While macroeconomic effects of an expansionary fiscal policy (for few states) would be inflationary in nature (in the medium term), the manifestation of these risks could be contingent upon timeline and manner of rollout
The last few RBI monetary policies have been contemplative. In a dynamic environment, where both inflation and growth trajectories have been repeatedly surprising (both on the downside), monetary policy decisions and their prediction has kept the market experts prognostic. In a similar vein, ahead of the third bi-monthly monetary policy review, enough compelling reasons were floating for RBI to ‘Act’ (read 25 bps cut) or ‘Not act’; with a small section of market also advocating for an ‘Aggressive action’ (read 50 bps cut!). The commitment of RBI’s Monetary Policy Committee to keep headline inflation close to 4% on a durable basis, and its perceived risks to inflation formed the basis for these different opinions. But as we are now aware, the MPC delivered a 25 bps rate cut, with the judgment being driven by three
* CPI inflation retreating below the downwardly revised inflation range of 2.0-3.5% for H1 FY18 to a record low of 1.54% in Jun-17, as upside risks to inflation did not materialise owing to benign global commodity prices and a weak seasonal momentum, amidst a favourable base
* Core inflation, which excludes volatile components of food and fuel, easing by close to 100 bps since the beginning of FY18 to 3.9% as of Jun-17, after having been extremely sticky around 4.8% over the last 12 months
* A normal and well-distributed south-west monsoon, ending the month of July in a 2% surplus (as a % of LPA)
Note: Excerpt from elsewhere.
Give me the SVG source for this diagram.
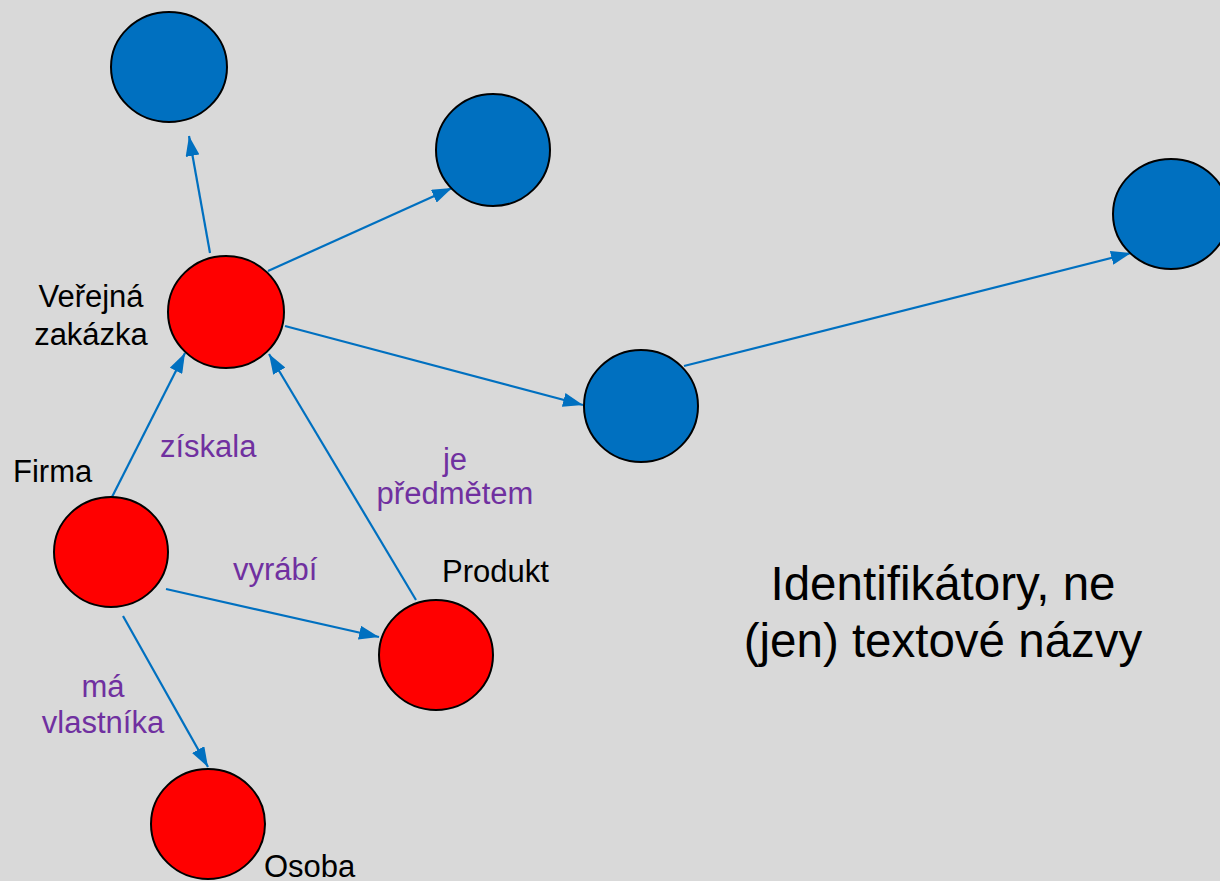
<svg xmlns="http://www.w3.org/2000/svg" width="1220" height="881" viewBox="0 0 1220 881">
<style>
.red{fill:#FF0000;stroke:#000;stroke-width:2}
.blue{fill:#0070C0;stroke:#000;stroke-width:2}
.edge{stroke:#0070C0;stroke-width:2.2;fill:none;marker-end:url(#arr)}
.lbl{font-family:"Liberation Sans",Arial,sans-serif;font-size:31px;fill:#000}
.rel{font-family:"Liberation Sans",Arial,sans-serif;font-size:31px;fill:#7030A0}
.big{font-family:"Liberation Sans",Arial,sans-serif;font-size:47.5px;fill:#000;text-anchor:middle}
</style>
<defs>
<marker id="arr" viewBox="0 0 20 14" refX="20" refY="7" markerWidth="20" markerHeight="14" markerUnits="userSpaceOnUse" orient="auto">
<path d="M0,0 L20,7 L0,14 z" fill="#0070C0"/>
</marker>
</defs>
<rect width="1220" height="881" fill="#D9D9D9"/>
<g id="connectors">
<line class="edge" x1="210" y1="253" x2="189" y2="136"/>
<line class="edge" x1="268" y1="271" x2="452" y2="188"/>
<line class="edge" x1="285" y1="326" x2="583" y2="405"/>
<line class="edge" x1="684" y1="366" x2="1131" y2="253"/>
<line class="edge" x1="112" y1="497" x2="185" y2="353"/>
<line class="edge" x1="416" y1="600" x2="269" y2="354"/>
<line class="edge" x1="166" y1="589" x2="379" y2="637"/>
<line class="edge" x1="123" y1="616" x2="208" y2="767"/>
</g>
<g id="n_top"><ellipse class="blue" cx="169" cy="67" rx="58" ry="55"/></g>
<g id="n_b2"><ellipse class="blue" cx="493" cy="150" rx="57" ry="56"/></g>
<g id="n_right"><ellipse class="blue" cx="1171" cy="214" rx="58" ry="55"/></g>
<g id="n_b4"><ellipse class="blue" cx="641" cy="406" rx="57" ry="56"/></g>
<g id="n_zakazka"><ellipse class="red" cx="226" cy="312" rx="58" ry="56"/>
<text class="lbl" x="91" y="307" text-anchor="middle">Veřejná</text>
<text class="lbl" x="91" y="345" text-anchor="middle">zakázka</text></g>
<g id="n_firma"><ellipse class="red" cx="111" cy="552" rx="57" ry="55"/>
<text class="lbl" x="13" y="482">Firma</text></g>
<g id="n_produkt"><ellipse class="red" cx="436" cy="655" rx="57" ry="55"/>
<text class="lbl" x="442" y="582">Produkt</text></g>
<g id="n_osoba"><ellipse class="red" cx="208" cy="824" rx="57" ry="55"/>
<text class="lbl" x="264" y="877">Osoba</text></g>
<g id="labels">
<text class="rel" x="160" y="457">získala</text>
<text class="rel" x="455" y="470" text-anchor="middle">je</text>
<text class="rel" x="455" y="504" text-anchor="middle">předmětem</text>
<text class="rel" x="233" y="580">vyrábí</text>
<text class="rel" x="103" y="697" text-anchor="middle">má</text>
<text class="rel" x="103" y="733" text-anchor="middle">vlastníka</text>
<text class="big" x="943" y="600">Identifikátory, ne</text>
<text class="big" x="943" y="657">(jen) textové názvy</text>
</g>
</svg>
Despite the rate cut and reiteration of its neutral stance, concerns remain on factors that could potentially be inflationary in nature. On the foreseeable horizon, while RBI has indicated upside risks from the recently announced allowances hike under 7th CPC and MSPs for kharif crops, we expect the impact of both to remain manageable at close to 40 bps on a cumulative basis. Other potential inflation risks are anticipated from states’ spending uplift led in part by hikes in salary and allowances under Pay Commission obligations. While macroeconomic effects of an expansionary fiscal policy (for few states) would be inflationary in nature (in the medium term), the manifestation of these risks could be contingent upon timeline and manner of rollout.
As such, our assessment of inflation trajectory for FY18 is sanguine, with average CPI inflation expected to drift lower by 100 bps to 3.5% in FY18 (from 4.5% in FY17) on the back of pricing power remaining subdued amidst persistence of negative output gap. This comfort on inflation, we think, could potentially allow RBI to deliver one final 25 bps rate cut before the end of this year. Upside in structural inflation pressures thereafter accompanied by MPCs vigil to maintain the 4.0% inflation target, will restrain any further rate reductions. However, risks to our call remain from any sharper than anticipated reversal in price of perishables and its second order impact in the economy, and global developments inducing heightened financial market volatility especially with respect to Fed unwinding its balance sheet.